<<<<

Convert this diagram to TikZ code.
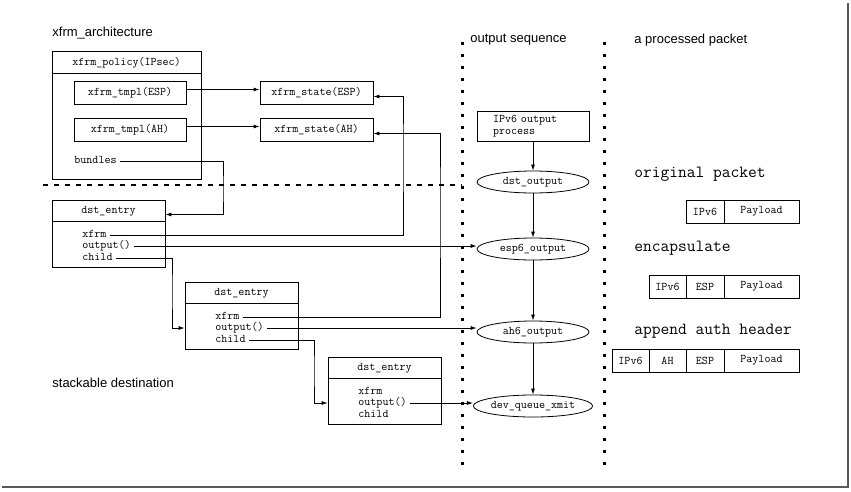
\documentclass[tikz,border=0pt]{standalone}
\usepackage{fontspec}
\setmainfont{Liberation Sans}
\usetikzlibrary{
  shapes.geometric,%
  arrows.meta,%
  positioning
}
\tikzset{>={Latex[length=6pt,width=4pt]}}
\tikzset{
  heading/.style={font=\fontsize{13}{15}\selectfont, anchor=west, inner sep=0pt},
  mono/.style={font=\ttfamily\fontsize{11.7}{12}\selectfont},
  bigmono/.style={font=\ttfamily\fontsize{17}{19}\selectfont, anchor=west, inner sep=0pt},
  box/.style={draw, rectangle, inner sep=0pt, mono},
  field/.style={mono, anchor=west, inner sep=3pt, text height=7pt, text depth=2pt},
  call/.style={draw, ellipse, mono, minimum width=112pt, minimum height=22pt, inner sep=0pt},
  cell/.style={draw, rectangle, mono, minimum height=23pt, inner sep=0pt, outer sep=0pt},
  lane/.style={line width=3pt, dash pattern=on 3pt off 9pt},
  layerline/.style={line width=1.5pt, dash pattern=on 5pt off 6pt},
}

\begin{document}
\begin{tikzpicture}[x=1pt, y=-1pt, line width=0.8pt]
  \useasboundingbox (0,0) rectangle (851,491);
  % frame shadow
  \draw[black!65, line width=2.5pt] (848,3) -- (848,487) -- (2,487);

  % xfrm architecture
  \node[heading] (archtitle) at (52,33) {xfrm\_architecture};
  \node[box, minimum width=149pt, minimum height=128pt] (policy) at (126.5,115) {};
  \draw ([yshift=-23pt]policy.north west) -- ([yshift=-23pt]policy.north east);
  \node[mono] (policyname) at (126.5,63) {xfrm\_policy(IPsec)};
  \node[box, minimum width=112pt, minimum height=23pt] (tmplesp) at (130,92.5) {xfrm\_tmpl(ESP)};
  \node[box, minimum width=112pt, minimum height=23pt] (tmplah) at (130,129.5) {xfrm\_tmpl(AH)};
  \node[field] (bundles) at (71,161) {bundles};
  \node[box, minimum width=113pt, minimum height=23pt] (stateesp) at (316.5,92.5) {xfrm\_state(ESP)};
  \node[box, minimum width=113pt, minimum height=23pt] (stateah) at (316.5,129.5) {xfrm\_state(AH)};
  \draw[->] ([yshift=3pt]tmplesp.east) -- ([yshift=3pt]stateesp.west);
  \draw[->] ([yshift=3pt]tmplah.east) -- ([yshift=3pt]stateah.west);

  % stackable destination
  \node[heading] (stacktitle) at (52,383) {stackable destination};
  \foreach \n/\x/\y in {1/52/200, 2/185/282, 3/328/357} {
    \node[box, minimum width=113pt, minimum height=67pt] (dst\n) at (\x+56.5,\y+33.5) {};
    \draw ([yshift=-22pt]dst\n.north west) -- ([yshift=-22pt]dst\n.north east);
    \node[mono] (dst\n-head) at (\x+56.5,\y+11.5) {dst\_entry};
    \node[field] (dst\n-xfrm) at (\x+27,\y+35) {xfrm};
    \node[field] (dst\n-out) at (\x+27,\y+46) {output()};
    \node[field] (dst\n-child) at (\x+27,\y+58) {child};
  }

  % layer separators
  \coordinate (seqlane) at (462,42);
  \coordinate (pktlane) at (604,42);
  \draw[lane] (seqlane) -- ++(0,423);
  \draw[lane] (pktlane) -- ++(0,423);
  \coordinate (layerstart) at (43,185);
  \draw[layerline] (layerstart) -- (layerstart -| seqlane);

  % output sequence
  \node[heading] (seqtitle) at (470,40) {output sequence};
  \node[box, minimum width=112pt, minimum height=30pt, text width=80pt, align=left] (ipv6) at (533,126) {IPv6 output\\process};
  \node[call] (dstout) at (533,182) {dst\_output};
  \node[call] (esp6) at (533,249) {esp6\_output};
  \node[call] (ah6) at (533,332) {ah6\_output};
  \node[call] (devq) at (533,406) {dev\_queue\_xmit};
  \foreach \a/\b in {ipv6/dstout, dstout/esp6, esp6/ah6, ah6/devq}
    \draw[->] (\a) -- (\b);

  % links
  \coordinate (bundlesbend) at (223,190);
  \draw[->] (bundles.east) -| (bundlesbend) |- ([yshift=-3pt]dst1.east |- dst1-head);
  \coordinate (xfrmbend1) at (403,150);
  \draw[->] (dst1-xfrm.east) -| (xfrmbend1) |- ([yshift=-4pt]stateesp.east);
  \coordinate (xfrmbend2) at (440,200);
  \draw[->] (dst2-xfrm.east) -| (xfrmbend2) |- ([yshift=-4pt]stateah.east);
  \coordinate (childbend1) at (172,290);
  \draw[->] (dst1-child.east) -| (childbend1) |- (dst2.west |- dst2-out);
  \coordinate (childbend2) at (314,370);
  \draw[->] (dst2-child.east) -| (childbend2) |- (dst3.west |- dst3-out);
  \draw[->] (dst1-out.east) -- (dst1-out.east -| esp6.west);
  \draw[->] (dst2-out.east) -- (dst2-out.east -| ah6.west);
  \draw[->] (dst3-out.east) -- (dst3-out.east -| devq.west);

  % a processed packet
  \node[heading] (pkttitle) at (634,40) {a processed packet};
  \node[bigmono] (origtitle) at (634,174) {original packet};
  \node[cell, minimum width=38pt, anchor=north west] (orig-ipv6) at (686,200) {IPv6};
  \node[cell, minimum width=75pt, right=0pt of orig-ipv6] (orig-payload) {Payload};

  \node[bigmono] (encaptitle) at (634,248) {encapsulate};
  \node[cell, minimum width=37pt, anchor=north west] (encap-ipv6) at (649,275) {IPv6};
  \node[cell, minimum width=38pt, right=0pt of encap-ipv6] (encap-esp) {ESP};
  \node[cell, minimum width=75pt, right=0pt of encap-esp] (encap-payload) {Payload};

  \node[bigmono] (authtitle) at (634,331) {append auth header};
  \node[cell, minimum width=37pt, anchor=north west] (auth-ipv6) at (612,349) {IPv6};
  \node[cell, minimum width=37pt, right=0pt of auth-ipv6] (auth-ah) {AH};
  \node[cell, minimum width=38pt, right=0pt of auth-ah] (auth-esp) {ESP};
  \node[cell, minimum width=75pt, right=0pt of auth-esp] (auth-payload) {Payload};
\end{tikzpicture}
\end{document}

>>>>
<<<<

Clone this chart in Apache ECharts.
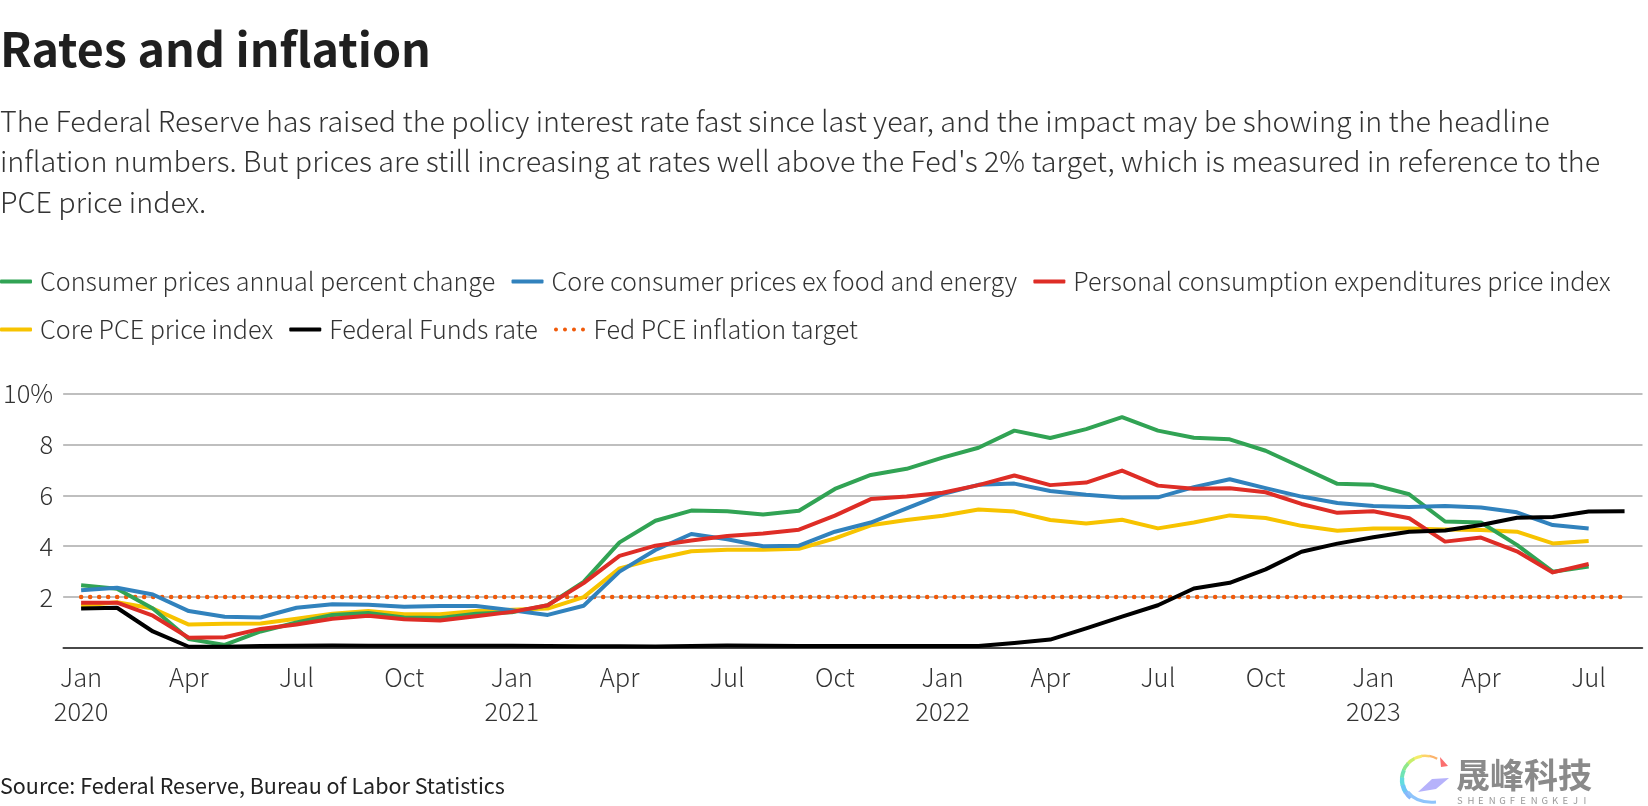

>>>>

WHAT YOU ARE ASKED TO DO ▸ Locate the lines above that contain "this" and copy them.

EXERCISE OUTPUT ▸
Convert this diagram to TikZ code.
Clone this chart in Apache ECharts.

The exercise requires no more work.